By Brady Dennis
Washington Post Staff Writer
Saturday, October 31, 2009
Rep. Barney Frank, chairman of the House Financial Services Committee, indicated Friday his willingness to change gears and support a provision that would require financial companies to pay ahead of time into a fund that the government could use to wind down large, troubled financial firms.
Legislation the Massachusetts Democrat put forward earlier this week, in consultation with the Treasury Department, initially called for companies with more than $10 billion in assets to be assessed fees only after a large firm's collapse, rather than contributing ahead of time into an insurance-like fund.
Lawmakers on both sides of the aisle, as well as Federal Deposit Insurance Corp. Chairman Sheila C. Bair, questioned that approach. Bair asserted that a pre-funded structure has "significant advantages" and recommended against assessing firms such fees during a crisis.

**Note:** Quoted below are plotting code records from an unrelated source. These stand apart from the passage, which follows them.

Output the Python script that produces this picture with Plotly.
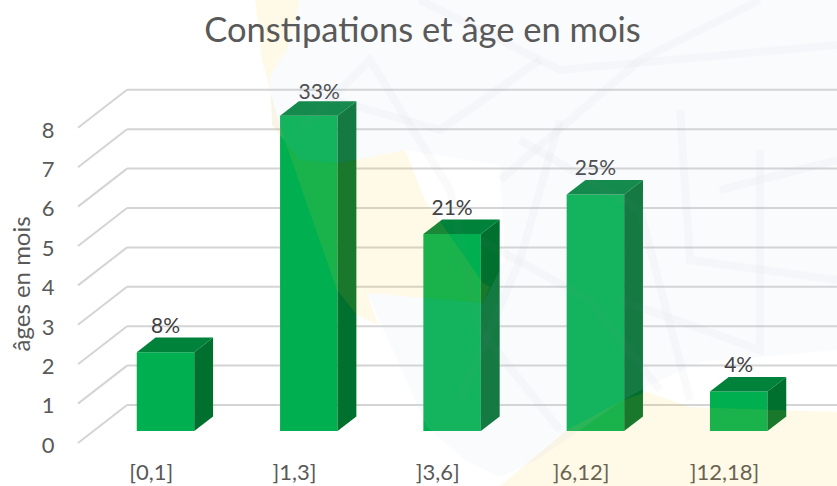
import plotly.graph_objects as go

# --- data ---
categories = ["[0,1]", "]1,3]", "]3,6]", "]6,12]", "]12,18]"]
values = [2, 8, 5, 6, 1]
labels = ["8%", "33%", "21%", "25%", "4%"]
y_ticks = [0, 1, 2, 3, 4, 5, 6, 7, 8]
title_text = "Constipations et âge en mois"
y_title = "âges en mois"
label_nudge_x = [0, 0.072, 0, 0, 0]     # the 33% label sits to the right of its bar
label_gap_px = [10, 7, 10, 10, 10]      # gap above the bar's top face

# --- style / pseudo-3D projection ---
W, H = 837, 486
L, R, T, B = 72, 0, 60, 35
PX_X = 143.3          # pixels per category
PX_Y = 39.4           # pixels per value unit
X0_PX = 151.2         # pixel of category 0 on the floor's front edge
Y0_PX = 443           # pixel of value 0 on the floor's front edge
DEPTH_X = 49 / PX_X   # floor depth as axis units
DEPTH_Y = 38 / PX_Y
BAR_W = 57.5 / PX_X
D_FRONT_X, D_FRONT, D_BACK = 0.292, 0.316, 0.70
FRONT, SIDE, TOP = "#00B050", "#00702F", "#00823A"
GRID = "#d4d4d4"
TXT = "#595959"


def px(x, y):
    """pixel -> paper coordinates, for the faint background picture"""
    return (x - L) / (W - L - R), 1 - (y - T) / (H - T - B)


def poly(points):
    parts = []
    for i, (x, y) in enumerate(points):
        a, b = px(x, y)
        parts.append(("M" if i == 0 else "L") + f"{a:.4f},{b:.4f}")
    return " ".join(parts) + " Z"


fig = go.Figure()

# front faces
xs = [i + D_FRONT_X * DEPTH_X for i in range(len(values))]
fig.add_trace(go.Bar(
    x=xs, y=values, base=[D_FRONT * DEPTH_Y] * len(values), width=BAR_W,
    marker=dict(color=FRONT, line=dict(width=0)), showlegend=False, hoverinfo="skip",
))

# side and top faces
dd = D_BACK - D_FRONT
for i, v in enumerate(values):
    xl = xs[i] - BAR_W / 2
    yb = D_FRONT * DEPTH_Y
    xr = xl + BAR_W
    yt = yb + v
    dx, dy = dd * DEPTH_X, dd * DEPTH_Y
    fig.add_trace(go.Scatter(
        x=[xr, xr + dx, xr + dx, xr, xr], y=[yb, yb + dy, yt + dy, yt, yb],
        mode="lines", fill="toself", fillcolor=SIDE, line=dict(width=0),
        showlegend=False, hoverinfo="skip"))
    fig.add_trace(go.Scatter(
        x=[xl, xr, xr + dx, xl + dx, xl], y=[yt, yt, yt + dy, yt + dy, yt],
        mode="lines", fill="toself", fillcolor=TOP, line=dict(width=0),
        showlegend=False, hoverinfo="skip"))

# data labels
fig.add_trace(go.Scatter(
    x=[x + n for x, n in zip(xs, label_nudge_x)],
    y=[D_BACK * DEPTH_Y + v + g / PX_Y for v, g in zip(values, label_gap_px)],
    mode="text", text=labels, textposition="middle center",
    textfont=dict(family="Lato", size=21, color="#404040"),
    showlegend=False, hoverinfo="skip"))

shapes = []
# grid: floor/side wall + back wall
x_left = -(X0_PX - 78) / PX_X
x_right = 5.2
for t in y_ticks:
    shapes.append(dict(type="line", xref="x", yref="y", layer="below",
                       x0=x_left, y0=t, x1=x_left + DEPTH_X, y1=t + DEPTH_Y,
                       line=dict(color=GRID, width=2)))
    shapes.append(dict(type="line", xref="x", yref="y", layer="below",
                       x0=x_left + DEPTH_X, y0=t + DEPTH_Y, x1=x_right, y1=t + DEPTH_Y,
                       line=dict(color=GRID, width=2)))

# faint watermark picture laid over the chart
blue = [(287, 50), (300, 0), (837, 0), (837, 350), (700, 362), (650, 385), (623, 400), (537, 460),
        (500, 477), (465, 460), (427, 427), (395, 355), (367, 293), (483, 303), (505, 260),
        (500, 165), (405, 150), (340, 163), (300, 160), (272, 125), (270, 75)]
yellow_top = [(255, 0), (300, 0), (287, 50), (270, 75), (272, 125), (300, 160), (340, 163), (405, 150),
              (425, 200), (453, 240), (483, 283), (490, 287), (483, 303), (367, 293), (378, 325),
              (357, 315), (337, 290), (280, 127), (262, 60)]
yellow_bot = [(837, 412), (690, 407), (647, 392), (623, 400), (567, 430), (500, 486), (837, 486)]
for pts, col, op in [(blue, "#c8dcf0", 0.1), (yellow_top, "#ffc320", 0.1), (yellow_bot, "#ffc320", 0.1)]:
    shapes.append(dict(type="path", xref="paper", yref="paper", layer="above",
                       path=poly(pts), fillcolor=col, opacity=op, line=dict(width=0)))
strokes = [
    [(300, 130), (370, 60), (450, 190), (480, 330), (560, 430)],
    [(420, 0), (560, 70), (837, 45)],
    [(500, 180), (640, 60), (760, 0)],
    [(520, 140), (640, 210), (690, 400)],
    [(680, 110), (690, 260), (837, 280)],
    [(480, 240), (590, 300), (660, 390)],
    [(720, 190), (837, 160)],
    [(760, 150), (760, 350), (620, 300)],
    [(560, 120), (520, 260), (460, 400)],
    [(300, 90), (440, 130), (540, 60)],
]
for pts in strokes:
    d = " ".join(("M" if i == 0 else "L") + "{:.4f},{:.4f}".format(*px(*p)) for i, p in enumerate(pts))
    shapes.append(dict(type="path", xref="paper", yref="paper", layer="above", path=d,
                       line=dict(color="#8f9499", width=8), opacity=0.035))

tx, ty = px(19.5, 284)
fig.update_layout(
    width=W, height=H, margin=dict(l=L, r=R, t=T, b=B, autoexpand=False),
    paper_bgcolor="white", plot_bgcolor="rgba(0,0,0,0)", showlegend=False, barmode="overlay",
    title=dict(text=title_text, x=422.5 / W, xanchor="center", xref="container", y=1 - 30 / H,
               yanchor="middle", yref="container",
               font=dict(family="Lato", size=34.5, color=TXT)),
    shapes=shapes,
    annotations=[dict(text=y_title, xref="paper", yref="paper", x=tx, y=ty, textangle=-90,
                      xanchor="center", yanchor="middle",
                      showarrow=False, font=dict(family="Lato", size=24, color=TXT))],
    xaxis=dict(range=[(L - X0_PX) / PX_X, (W - X0_PX) / PX_X], tickmode="array",
               tickvals=list(range(len(categories))), ticktext=categories,
               showgrid=False, zeroline=False, showline=False, ticks="outside", ticklen=2,
               tickcolor="rgba(0,0,0,0)", tickfont=dict(family="Lato", size=22, color=TXT)),
    yaxis=dict(range=[(Y0_PX - (H - B)) / PX_Y, (Y0_PX - T) / PX_Y], tickmode="array",
               tickvals=y_ticks, ticktext=[str(t) for t in y_ticks], ticklabelshift=2,
               showgrid=False, zeroline=False, showline=False, ticks="outside", ticklen=12,
               tickcolor="rgba(0,0,0,0)", tickfont=dict(family="Lato", size=22, color=TXT)),
)
fig.write_html("out.html", config=dict(displayModeBar=False),
               post_script="document.body.style.margin='0';document.documentElement.style.overflow='hidden';")
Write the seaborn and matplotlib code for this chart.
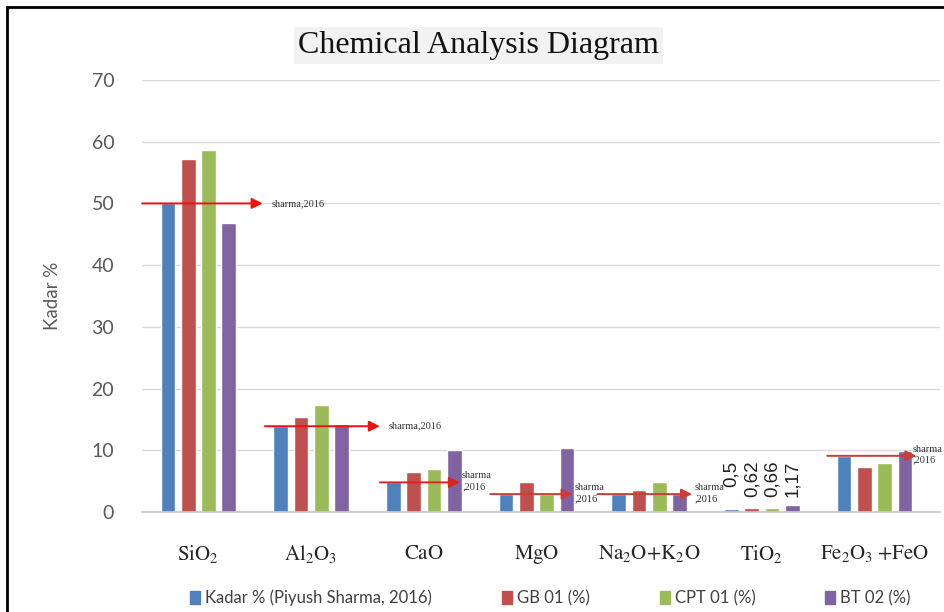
import pandas as pd
import seaborn as sns
import matplotlib.pyplot as plt
from matplotlib.patches import Rectangle

# Daten
categories = [r'$\mathrm{SiO_2}$', r'$\mathrm{Al_2O_3}$', r'$\mathrm{CaO}$', r'$\mathrm{MgO}$',
              r'$\mathrm{Na_2O{+}K_2O}$', r'$\mathrm{TiO_2}$', r'$\mathrm{Fe_2O_3\;{+}FeO}$']
series = ['Kadar % (Piyush Sharma, 2016)', 'GB 01 (%)', 'CPT 01 (%)', 'BT 02 (%)']
kadar = [50.0, 13.9, 4.8, 2.9, 2.9, 0.5, 9.1]
gb01 = [57.2, 15.4, 6.5, 4.9, 3.6, 0.62, 7.3]
cpt01 = [58.7, 17.4, 6.9, 2.9, 4.9, 0.66, 7.9]
bt02 = [46.9, 14.3, 10.0, 10.4, 2.9, 1.17, 9.9]
tio2_labels = ['0,5', '0,62', '0,66', '1,17']
ref_note = 'sharma,2016'

df = pd.DataFrame({'oxide': categories * 4,
                   'serie': [s for s in series for _ in categories],
                   'wert': kadar + gb01 + cpt01 + bt02})

colors = ['#4F81BD', '#C0504D', '#9BBB59', '#8064A2']

sns.set_theme(style='white')
plt.rcParams['font.family'] = ['Lato', 'DejaVu Sans']
plt.rcParams['mathtext.fontset'] = 'stix'

fig = plt.figure(figsize=(9.44, 6.12), dpi=100)
ax = fig.add_axes([142 / 944, 1 - 512 / 612, (940 - 142) / 944, (512 - 80) / 612])

sns.barplot(data=df, x='oxide', y='wert', hue='serie', hue_order=series,
            order=categories, palette=colors, width=0.72, gap=0.28,
            saturation=1, legend=False, ax=ax)

ax.set_ylim(0, 70)
ax.set_xlim(-0.5, 6.58)
ax.set_yticks(range(0, 71, 10))
ax.yaxis.grid(True, color='#d9d9d9', lw=1)
ax.set_axisbelow(True)
for s in ['left', 'right', 'top']:
    ax.spines[s].set_visible(False)
ax.spines['bottom'].set_color('#c8c8c8')
ax.tick_params(axis='y', length=0, pad=20, labelsize=14, labelcolor='#595959')
ax.tick_params(axis='x', length=0, pad=22, labelsize=15)
ax.set_xlabel('')
ax.set_ylabel('Kadar %', fontsize=13.5, color='#595959', labelpad=22)

# Pfeile "sharma,2016" auf Hoehe der Sharma-Werte
arrow_cats = [0, 1, 2, 3, 4, 6]
arrow_from = [-0.5, -0.41, -0.39, -0.41, -0.46, -0.42]
arrow_to = [0.57, 0.61, 0.32, 0.32, 0.38, 0.37]
arrow_col = ['#ee1111', '#ee1111', '#dd2222', '#cc3b36', '#cc3b36', '#cc3b36']
note_dx = [0.08, 0.08, 0.02, 0.02, 0.02, -0.03]
two_lines = [False, False, True, True, True, True]
for c, a, b, col, dx, tl in zip(arrow_cats, arrow_from, arrow_to, arrow_col, note_dx, two_lines):
    y = kadar[c]
    ax.annotate('', xy=(c + b, y), xytext=(c + a, y),
                arrowprops=dict(arrowstyle='-|>', color=col, lw=1.4,
                                mutation_scale=16, shrinkA=0, shrinkB=0),
                annotation_clip=False)
    if tl:
        ax.text(c + b + dx, y + 0.2, ref_note.replace(',', '\n,'), fontsize=7.5,
                family='Liberation Serif', color='#333333', va='center', ha='left',
                linespacing=1.3)
    else:
        ax.text(c + b + dx, y, ref_note, fontsize=7.5, family='Liberation Serif',
                color='#333333', va='center', ha='left')

# Werte fuer TiO2
for cont, txt in zip(ax.containers, tio2_labels):
    bar = cont.patches[5]
    ax.text(bar.get_x() + bar.get_width() / 2, 8.3, txt, rotation=90,
            ha='center', va='top', fontsize=13.5, family='Liberation Sans', color='#222222')

# Titel mit grauem Kasten
fig.text(0.507, 0.926, 'Chemical Analysis Diagram', ha='center', va='center',
         fontsize=23, family='Liberation Serif', color='#111111',
         bbox=dict(boxstyle='square,pad=0.12', fc='#f2f2f2', ec='none'))

# Legende
handles = [Rectangle((0, 0), 1, 1, color=c) for c in colors]
fig.legend(handles, series, loc='center', bbox_to_anchor=(0.583, 1 - 598 / 612),
           ncol=4, frameon=False, fontsize=12, handlelength=0.6, handleheight=0.9,
           handletextpad=0.3, columnspacing=4.2, labelcolor='#404040')

# schwarzer Rahmen (rechts/unten abgeschnitten)
fig.patches.append(Rectangle((7 / 944, -0.2), 1.2, 1.2 - 7 / 612,
                             transform=fig.transFigure, fill=False, ec='black', lw=2))

fig.savefig('out.png', dpi=100)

"The fear that the administration had, that I shared, was if you put it out there beforehand, that will be announcement to people that it's available and they might behave irresponsibly. It turns out that doesn't have any impact because everybody thinks it's going to be there anyway," Frank said in an interview Friday with Bloomberg Television.
The legislation is aimed at preventing a repeat of last fall's bailouts of financial giants such as American International Group and Citigroup, when officials believed that their only options were to save the firms with taxpayer dollars or allow them to collapse into bankruptcy.